Your instructions –
Every line from the one holding "Clone this chart in matplotlib." through the one holding "0, 1, 1, 1, 0]" should be returned exactly, both included; the pictures should not.

— start of Raw records —

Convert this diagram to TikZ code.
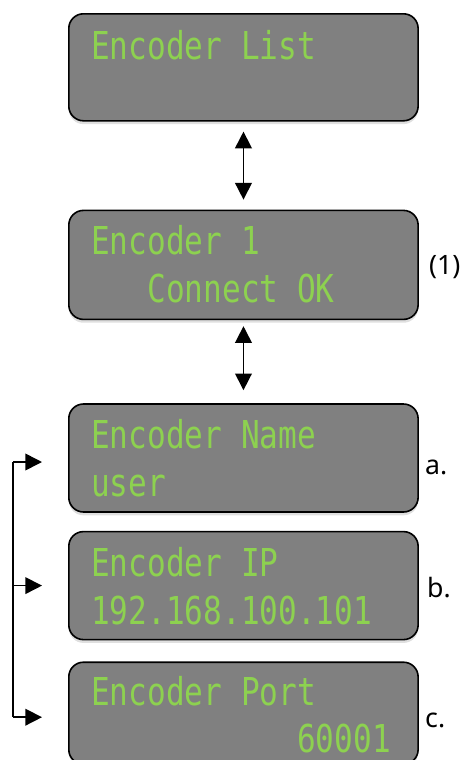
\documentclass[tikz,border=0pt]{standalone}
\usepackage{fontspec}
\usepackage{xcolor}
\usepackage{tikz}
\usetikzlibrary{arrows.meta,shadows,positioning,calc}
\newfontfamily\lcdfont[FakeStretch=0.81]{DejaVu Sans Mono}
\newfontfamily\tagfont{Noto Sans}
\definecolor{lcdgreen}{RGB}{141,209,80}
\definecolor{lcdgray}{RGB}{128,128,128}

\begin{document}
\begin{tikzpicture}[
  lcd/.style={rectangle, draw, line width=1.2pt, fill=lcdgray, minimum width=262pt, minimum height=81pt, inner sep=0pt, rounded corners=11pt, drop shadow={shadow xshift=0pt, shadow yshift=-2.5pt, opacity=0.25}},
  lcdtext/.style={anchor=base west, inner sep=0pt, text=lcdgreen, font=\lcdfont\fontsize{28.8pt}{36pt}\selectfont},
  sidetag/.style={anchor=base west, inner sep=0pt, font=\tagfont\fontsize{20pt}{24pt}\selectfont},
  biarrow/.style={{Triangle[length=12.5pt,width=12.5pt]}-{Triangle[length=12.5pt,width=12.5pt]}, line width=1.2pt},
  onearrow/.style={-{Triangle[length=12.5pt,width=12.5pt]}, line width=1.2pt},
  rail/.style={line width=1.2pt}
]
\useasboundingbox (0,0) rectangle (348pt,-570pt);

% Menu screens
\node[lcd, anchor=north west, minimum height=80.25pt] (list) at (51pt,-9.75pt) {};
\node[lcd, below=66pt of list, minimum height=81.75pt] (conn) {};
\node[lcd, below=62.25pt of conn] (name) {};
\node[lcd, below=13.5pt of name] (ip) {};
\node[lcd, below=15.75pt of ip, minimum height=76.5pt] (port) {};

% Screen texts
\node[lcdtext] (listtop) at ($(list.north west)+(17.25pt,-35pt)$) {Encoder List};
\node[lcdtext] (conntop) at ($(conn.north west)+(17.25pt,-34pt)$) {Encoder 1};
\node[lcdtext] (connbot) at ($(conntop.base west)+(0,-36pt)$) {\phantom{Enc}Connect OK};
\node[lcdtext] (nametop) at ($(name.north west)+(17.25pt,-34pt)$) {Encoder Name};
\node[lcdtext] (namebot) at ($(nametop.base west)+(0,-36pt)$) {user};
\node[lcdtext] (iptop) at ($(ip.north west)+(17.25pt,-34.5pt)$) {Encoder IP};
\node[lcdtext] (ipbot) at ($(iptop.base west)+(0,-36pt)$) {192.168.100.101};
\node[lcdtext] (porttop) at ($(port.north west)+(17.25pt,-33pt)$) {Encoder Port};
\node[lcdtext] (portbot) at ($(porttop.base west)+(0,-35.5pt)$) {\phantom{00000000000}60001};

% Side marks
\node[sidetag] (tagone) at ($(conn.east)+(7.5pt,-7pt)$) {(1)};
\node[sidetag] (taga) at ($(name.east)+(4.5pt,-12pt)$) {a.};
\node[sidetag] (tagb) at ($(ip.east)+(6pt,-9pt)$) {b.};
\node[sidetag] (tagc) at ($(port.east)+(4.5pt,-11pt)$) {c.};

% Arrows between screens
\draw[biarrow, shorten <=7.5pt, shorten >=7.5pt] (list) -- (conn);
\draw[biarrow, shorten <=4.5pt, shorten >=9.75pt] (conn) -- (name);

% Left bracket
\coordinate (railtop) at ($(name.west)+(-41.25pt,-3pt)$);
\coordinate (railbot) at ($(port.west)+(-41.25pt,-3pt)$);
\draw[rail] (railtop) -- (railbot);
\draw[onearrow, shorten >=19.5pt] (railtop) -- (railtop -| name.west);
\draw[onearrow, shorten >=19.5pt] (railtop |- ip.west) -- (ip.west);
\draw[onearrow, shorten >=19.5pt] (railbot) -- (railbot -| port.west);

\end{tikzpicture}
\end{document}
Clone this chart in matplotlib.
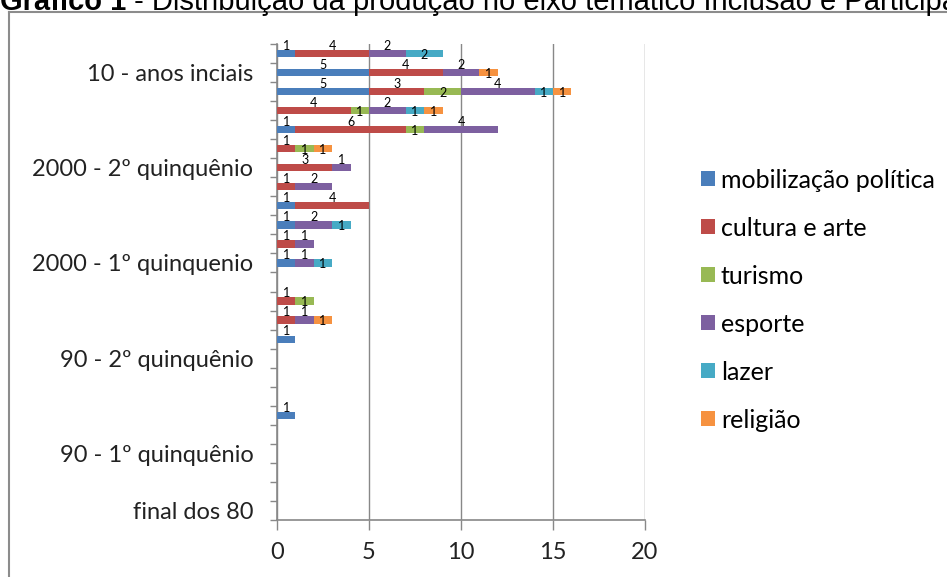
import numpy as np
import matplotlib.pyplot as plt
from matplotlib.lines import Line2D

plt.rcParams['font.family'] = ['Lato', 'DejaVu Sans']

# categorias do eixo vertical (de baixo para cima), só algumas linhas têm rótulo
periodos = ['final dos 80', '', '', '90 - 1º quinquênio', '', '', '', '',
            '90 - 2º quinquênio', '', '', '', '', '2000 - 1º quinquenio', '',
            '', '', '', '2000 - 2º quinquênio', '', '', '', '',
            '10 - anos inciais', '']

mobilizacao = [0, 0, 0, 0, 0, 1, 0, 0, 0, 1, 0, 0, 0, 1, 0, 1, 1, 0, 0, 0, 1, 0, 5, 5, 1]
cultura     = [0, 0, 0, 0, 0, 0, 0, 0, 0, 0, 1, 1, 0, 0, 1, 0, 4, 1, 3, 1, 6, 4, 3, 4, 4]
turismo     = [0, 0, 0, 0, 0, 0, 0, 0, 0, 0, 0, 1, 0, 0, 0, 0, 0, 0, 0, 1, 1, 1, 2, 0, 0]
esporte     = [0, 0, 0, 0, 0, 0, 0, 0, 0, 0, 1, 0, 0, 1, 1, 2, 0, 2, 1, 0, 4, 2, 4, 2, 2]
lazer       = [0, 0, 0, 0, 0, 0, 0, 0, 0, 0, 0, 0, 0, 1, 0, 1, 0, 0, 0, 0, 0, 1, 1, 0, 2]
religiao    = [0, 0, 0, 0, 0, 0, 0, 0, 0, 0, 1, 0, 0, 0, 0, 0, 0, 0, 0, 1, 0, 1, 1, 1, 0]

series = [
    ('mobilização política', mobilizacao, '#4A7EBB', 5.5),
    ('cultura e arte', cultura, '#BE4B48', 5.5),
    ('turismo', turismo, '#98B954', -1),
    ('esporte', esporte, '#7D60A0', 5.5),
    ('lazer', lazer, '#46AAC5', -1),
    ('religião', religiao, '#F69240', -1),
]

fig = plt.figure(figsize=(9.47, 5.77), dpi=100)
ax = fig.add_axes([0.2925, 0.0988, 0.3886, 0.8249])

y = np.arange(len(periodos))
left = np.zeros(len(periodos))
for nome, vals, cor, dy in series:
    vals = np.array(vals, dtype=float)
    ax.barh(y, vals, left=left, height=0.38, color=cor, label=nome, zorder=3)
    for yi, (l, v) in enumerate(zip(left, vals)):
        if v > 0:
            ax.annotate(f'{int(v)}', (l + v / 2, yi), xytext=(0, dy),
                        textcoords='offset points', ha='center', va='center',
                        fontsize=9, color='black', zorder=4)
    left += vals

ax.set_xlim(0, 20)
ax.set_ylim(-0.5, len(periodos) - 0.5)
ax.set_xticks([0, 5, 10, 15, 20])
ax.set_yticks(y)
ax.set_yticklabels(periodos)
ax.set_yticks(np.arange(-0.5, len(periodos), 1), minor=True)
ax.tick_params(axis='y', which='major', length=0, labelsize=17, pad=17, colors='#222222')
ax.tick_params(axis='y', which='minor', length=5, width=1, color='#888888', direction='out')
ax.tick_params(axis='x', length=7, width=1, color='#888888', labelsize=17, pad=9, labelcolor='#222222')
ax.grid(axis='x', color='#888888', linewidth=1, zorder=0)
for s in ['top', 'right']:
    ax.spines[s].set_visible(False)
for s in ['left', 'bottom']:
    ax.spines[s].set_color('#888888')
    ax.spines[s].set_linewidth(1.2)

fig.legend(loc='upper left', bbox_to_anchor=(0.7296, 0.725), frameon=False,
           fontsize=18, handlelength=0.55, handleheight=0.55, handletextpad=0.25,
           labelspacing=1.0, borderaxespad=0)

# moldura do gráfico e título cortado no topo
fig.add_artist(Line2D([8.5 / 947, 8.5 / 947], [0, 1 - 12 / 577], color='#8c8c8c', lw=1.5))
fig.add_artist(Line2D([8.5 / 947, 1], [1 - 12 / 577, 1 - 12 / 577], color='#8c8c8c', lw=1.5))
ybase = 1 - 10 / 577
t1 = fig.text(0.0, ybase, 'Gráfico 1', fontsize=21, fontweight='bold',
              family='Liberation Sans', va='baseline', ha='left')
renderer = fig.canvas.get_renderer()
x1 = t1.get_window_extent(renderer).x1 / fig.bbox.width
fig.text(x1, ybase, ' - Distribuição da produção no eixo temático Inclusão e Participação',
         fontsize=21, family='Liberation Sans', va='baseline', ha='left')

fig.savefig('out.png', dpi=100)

— end of Raw records —

Solution to the exercise –
Clone this chart in matplotlib.
import numpy as np
import matplotlib.pyplot as plt
from matplotlib.lines import Line2D

plt.rcParams['font.family'] = ['Lato', 'DejaVu Sans']

# categorias do eixo vertical (de baixo para cima), só algumas linhas têm rótulo
periodos = ['final dos 80', '', '', '90 - 1º quinquênio', '', '', '', '',
            '90 - 2º quinquênio', '', '', '', '', '2000 - 1º quinquenio', '',
            '', '', '', '2000 - 2º quinquênio', '', '', '', '',
            '10 - anos inciais', '']

mobilizacao = [0, 0, 0, 0, 0, 1, 0, 0, 0, 1, 0, 0, 0, 1, 0, 1, 1, 0, 0, 0, 1, 0, 5, 5, 1]
cultura     = [0, 0, 0, 0, 0, 0, 0, 0, 0, 0, 1, 1, 0, 0, 1, 0, 4, 1, 3, 1, 6, 4, 3, 4, 4]
turismo     = [0, 0, 0, 0, 0, 0, 0, 0, 0, 0, 0, 1, 0, 0, 0, 0, 0, 0, 0, 1, 1, 1, 2, 0, 0]
esporte     = [0, 0, 0, 0, 0, 0, 0, 0, 0, 0, 1, 0, 0, 1, 1, 2, 0, 2, 1, 0, 4, 2, 4, 2, 2]
lazer       = [0, 0, 0, 0, 0, 0, 0, 0, 0, 0, 0, 0, 0, 1, 0, 1, 0, 0, 0, 0, 0, 1, 1, 0, 2]
religiao    = [0, 0, 0, 0, 0, 0, 0, 0, 0, 0, 1, 0, 0, 0, 0, 0, 0, 0, 0, 1, 0, 1, 1, 1, 0]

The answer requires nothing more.